А потом я долго на Урале жила, в Свердловской области, путевым обходчиком работала. Сюда меня подруга соблазнила приехать. Сама померла, а я мучаюсь. Дояркой здесь работала, да корова завалила меня на пол, голову рогами проломила, операция была. Потом домовничала тут у одних, в прислуге, то есть решила к их дому путь сократить — пошла через речку, мне и хлыстнуло по глазу травой. Пошла в больницу, там и смотреть не стали — пройдет. Прошел — вытек. И на другой эта зараза перекинулась. Ну и все.
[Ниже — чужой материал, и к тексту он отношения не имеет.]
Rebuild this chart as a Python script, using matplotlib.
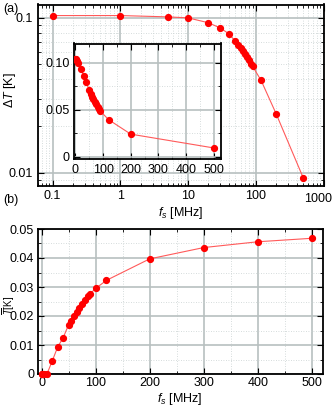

Ну и все… Так уползает в свою будку от всего живого избитый голодный пес. Так мать накрепко зажимает ладонью детские глаза, чтобы не запомнил страшного. Так Толстой уходит из непонимания графского дома умирать на чужой койке станции Астапово. Так молодая Россия помнит санитарку, не успевшую умереть за нее на Великой Отечественной.